Record extracts »
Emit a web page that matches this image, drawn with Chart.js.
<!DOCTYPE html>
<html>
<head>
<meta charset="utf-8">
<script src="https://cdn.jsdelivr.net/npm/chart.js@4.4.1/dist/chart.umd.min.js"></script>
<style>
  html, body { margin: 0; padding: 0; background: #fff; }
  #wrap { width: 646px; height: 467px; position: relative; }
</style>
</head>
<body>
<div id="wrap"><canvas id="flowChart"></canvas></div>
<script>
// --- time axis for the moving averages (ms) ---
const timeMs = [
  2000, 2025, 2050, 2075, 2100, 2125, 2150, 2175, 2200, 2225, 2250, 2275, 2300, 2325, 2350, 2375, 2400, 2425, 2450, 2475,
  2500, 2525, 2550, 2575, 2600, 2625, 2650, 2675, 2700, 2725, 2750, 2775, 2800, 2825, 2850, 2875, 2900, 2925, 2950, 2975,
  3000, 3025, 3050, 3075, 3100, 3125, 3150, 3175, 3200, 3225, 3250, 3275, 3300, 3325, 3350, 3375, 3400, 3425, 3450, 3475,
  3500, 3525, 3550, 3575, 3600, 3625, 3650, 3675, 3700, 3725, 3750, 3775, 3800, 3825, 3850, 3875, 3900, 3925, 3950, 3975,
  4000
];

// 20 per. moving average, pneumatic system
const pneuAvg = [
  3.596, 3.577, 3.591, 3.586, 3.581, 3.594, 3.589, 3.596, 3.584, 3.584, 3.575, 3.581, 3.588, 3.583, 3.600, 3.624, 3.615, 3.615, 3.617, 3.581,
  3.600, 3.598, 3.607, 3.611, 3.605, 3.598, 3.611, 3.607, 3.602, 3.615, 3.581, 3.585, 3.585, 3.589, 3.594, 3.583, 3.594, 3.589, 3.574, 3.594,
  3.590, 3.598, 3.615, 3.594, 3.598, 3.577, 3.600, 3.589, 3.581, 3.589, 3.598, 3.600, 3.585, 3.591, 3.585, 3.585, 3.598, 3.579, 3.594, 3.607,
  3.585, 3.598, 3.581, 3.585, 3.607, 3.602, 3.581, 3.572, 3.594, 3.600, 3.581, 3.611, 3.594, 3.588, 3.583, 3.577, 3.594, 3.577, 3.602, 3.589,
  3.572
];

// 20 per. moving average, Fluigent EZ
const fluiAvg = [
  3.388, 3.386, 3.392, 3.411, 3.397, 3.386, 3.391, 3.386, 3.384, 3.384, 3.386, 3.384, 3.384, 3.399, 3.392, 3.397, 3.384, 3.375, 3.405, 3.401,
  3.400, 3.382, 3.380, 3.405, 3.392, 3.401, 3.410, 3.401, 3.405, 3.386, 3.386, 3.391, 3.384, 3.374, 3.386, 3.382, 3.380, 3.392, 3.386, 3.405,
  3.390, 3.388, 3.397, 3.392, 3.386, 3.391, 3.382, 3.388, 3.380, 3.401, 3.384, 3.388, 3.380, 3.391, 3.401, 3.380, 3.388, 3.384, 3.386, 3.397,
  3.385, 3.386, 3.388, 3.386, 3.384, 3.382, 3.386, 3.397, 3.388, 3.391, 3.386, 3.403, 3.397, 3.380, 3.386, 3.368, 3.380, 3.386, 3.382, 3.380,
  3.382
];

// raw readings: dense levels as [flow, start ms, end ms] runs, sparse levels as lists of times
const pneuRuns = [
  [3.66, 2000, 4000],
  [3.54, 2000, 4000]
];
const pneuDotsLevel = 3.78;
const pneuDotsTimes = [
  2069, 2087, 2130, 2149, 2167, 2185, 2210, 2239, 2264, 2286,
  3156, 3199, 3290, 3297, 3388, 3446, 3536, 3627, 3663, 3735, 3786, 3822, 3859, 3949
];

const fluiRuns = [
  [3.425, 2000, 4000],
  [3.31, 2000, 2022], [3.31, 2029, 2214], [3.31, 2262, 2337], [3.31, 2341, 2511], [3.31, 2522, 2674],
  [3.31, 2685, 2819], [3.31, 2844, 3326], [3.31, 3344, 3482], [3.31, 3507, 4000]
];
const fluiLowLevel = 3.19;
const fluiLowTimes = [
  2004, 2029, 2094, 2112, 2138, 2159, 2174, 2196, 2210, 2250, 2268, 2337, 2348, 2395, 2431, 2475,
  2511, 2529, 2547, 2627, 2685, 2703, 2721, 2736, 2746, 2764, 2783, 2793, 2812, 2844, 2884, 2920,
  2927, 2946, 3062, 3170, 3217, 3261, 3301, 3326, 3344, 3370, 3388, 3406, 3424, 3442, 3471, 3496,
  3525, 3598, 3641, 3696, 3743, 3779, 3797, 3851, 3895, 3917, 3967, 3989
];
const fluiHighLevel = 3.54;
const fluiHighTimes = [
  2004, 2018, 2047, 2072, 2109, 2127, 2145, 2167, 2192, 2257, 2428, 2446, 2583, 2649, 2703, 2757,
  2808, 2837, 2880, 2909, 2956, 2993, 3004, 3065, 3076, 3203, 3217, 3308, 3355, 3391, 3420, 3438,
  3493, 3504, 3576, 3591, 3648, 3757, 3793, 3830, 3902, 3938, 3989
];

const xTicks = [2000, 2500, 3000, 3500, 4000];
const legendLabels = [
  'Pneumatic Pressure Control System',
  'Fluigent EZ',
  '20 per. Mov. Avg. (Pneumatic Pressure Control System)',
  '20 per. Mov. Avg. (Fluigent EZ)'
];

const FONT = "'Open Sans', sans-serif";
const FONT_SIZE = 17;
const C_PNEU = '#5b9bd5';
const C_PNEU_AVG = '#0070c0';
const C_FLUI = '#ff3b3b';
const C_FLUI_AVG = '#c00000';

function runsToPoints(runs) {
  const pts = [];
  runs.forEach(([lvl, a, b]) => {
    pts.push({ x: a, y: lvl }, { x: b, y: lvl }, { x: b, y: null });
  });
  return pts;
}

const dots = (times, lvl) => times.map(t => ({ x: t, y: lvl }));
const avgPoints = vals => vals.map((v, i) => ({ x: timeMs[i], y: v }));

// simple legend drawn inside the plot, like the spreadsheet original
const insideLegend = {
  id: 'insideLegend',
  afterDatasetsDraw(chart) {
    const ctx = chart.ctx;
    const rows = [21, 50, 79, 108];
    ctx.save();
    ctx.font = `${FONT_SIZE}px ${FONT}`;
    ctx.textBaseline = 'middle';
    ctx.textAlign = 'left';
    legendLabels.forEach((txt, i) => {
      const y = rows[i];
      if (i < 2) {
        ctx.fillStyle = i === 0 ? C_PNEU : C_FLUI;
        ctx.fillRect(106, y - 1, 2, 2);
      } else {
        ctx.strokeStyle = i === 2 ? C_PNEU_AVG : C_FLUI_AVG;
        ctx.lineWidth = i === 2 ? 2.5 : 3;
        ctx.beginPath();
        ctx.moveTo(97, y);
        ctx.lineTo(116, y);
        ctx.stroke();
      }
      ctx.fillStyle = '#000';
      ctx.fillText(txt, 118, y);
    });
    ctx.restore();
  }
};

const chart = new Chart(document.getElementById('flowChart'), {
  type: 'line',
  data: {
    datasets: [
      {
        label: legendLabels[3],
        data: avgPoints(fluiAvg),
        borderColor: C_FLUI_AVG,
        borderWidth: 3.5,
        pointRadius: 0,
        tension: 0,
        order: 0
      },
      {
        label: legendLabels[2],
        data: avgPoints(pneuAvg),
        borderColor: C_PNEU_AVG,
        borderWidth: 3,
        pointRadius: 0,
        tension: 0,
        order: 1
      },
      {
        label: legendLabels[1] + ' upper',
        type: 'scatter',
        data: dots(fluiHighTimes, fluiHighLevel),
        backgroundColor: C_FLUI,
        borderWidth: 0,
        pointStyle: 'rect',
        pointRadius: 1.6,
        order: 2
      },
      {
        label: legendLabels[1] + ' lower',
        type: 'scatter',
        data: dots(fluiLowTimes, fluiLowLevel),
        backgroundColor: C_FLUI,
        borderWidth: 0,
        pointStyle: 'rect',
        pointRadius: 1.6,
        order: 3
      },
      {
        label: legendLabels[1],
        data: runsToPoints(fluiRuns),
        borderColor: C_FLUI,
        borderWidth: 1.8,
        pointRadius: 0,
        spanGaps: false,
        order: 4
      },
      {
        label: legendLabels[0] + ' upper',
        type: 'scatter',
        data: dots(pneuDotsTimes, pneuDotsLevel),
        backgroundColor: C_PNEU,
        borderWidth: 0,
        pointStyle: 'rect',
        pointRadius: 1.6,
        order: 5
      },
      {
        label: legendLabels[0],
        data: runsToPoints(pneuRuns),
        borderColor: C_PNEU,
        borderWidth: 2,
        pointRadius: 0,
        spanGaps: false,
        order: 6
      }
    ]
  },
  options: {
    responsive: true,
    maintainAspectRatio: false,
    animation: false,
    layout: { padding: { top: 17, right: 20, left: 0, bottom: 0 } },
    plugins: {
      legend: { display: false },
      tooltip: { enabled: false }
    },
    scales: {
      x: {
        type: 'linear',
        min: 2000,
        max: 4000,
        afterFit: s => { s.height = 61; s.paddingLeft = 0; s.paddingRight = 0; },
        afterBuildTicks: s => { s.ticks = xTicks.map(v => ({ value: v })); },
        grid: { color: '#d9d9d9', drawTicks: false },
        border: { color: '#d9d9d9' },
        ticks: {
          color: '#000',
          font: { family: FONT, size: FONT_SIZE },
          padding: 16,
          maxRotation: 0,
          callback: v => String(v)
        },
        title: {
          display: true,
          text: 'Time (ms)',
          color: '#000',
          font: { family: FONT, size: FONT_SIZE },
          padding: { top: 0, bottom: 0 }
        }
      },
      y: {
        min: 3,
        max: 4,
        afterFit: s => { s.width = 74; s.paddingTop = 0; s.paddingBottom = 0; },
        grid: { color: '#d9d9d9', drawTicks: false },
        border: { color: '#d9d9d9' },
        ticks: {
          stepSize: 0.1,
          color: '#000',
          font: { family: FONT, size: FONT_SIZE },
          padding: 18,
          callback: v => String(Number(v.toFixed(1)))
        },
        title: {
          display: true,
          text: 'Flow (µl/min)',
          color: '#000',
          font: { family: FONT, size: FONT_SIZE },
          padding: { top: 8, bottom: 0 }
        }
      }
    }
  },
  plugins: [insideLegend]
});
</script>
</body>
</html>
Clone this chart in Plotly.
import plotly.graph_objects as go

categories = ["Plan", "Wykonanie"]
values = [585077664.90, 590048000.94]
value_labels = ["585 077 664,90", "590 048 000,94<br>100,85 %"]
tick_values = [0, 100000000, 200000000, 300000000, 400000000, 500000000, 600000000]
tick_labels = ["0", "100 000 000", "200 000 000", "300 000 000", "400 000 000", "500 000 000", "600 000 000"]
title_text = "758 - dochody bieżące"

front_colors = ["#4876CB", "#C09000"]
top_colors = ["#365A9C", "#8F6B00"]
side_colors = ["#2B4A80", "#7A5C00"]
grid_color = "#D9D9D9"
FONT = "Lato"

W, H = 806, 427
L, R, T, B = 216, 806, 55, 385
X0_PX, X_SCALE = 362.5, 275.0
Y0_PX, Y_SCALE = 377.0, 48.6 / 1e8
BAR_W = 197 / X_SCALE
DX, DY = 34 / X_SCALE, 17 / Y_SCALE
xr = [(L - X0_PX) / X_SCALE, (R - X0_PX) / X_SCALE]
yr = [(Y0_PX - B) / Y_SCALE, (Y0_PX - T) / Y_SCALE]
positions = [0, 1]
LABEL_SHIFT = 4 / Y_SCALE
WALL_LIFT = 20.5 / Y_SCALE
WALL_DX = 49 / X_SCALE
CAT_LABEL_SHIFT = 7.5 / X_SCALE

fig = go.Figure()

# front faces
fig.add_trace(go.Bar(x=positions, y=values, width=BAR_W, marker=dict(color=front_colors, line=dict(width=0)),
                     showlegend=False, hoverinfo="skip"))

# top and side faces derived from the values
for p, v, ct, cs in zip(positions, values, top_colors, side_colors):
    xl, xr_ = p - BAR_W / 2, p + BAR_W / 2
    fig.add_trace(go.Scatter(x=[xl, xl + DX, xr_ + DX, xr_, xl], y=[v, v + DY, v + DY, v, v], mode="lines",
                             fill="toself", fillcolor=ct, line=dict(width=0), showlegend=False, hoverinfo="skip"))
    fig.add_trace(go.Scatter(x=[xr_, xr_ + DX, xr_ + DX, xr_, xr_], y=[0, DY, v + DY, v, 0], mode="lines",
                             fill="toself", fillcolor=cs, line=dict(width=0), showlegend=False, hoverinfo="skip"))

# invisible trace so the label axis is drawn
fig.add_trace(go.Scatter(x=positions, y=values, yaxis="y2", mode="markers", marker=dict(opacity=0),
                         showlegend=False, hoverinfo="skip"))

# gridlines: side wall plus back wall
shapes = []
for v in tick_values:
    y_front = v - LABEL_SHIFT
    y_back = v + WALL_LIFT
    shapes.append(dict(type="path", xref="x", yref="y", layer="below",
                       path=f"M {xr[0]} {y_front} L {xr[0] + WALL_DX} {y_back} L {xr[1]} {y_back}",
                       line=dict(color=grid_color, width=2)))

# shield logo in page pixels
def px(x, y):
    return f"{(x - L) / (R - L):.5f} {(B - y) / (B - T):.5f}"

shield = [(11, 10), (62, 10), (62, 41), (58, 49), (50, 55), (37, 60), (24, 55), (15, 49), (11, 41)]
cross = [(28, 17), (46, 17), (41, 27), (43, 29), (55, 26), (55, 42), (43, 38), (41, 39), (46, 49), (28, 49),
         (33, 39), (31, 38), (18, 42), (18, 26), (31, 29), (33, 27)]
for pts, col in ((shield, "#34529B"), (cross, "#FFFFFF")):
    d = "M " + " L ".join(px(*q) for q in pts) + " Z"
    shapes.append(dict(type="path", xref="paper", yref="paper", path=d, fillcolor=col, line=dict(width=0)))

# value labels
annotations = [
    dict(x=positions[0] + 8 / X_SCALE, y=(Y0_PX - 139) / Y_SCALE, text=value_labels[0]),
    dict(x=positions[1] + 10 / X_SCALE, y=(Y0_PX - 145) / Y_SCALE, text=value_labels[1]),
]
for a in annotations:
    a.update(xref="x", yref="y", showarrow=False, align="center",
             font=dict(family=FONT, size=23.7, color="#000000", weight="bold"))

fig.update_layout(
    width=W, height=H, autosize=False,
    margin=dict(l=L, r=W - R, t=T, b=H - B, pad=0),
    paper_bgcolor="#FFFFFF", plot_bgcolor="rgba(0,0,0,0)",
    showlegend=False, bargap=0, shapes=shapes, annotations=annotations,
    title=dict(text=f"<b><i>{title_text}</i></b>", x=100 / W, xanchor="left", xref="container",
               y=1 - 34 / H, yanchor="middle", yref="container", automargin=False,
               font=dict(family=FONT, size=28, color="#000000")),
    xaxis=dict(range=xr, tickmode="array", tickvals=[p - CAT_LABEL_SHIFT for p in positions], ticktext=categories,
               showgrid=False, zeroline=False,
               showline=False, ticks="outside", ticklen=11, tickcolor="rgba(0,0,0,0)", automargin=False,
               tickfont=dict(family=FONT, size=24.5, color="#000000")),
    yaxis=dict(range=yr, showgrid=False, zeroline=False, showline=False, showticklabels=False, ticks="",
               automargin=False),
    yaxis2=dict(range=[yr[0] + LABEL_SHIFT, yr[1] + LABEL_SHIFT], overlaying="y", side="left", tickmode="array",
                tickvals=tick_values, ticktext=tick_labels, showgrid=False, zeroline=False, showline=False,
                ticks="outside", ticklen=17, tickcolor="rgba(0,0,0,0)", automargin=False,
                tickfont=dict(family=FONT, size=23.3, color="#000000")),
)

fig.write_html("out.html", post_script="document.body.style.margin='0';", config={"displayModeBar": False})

Task to carry out » Write out only the lines that run from the line containing "Clone this chart in Plotly." through the line containing "import plotly.graph_objects as go", both included, exactly as they appear above.

Worked answer »
Clone this chart in Plotly.
import plotly.graph_objects as go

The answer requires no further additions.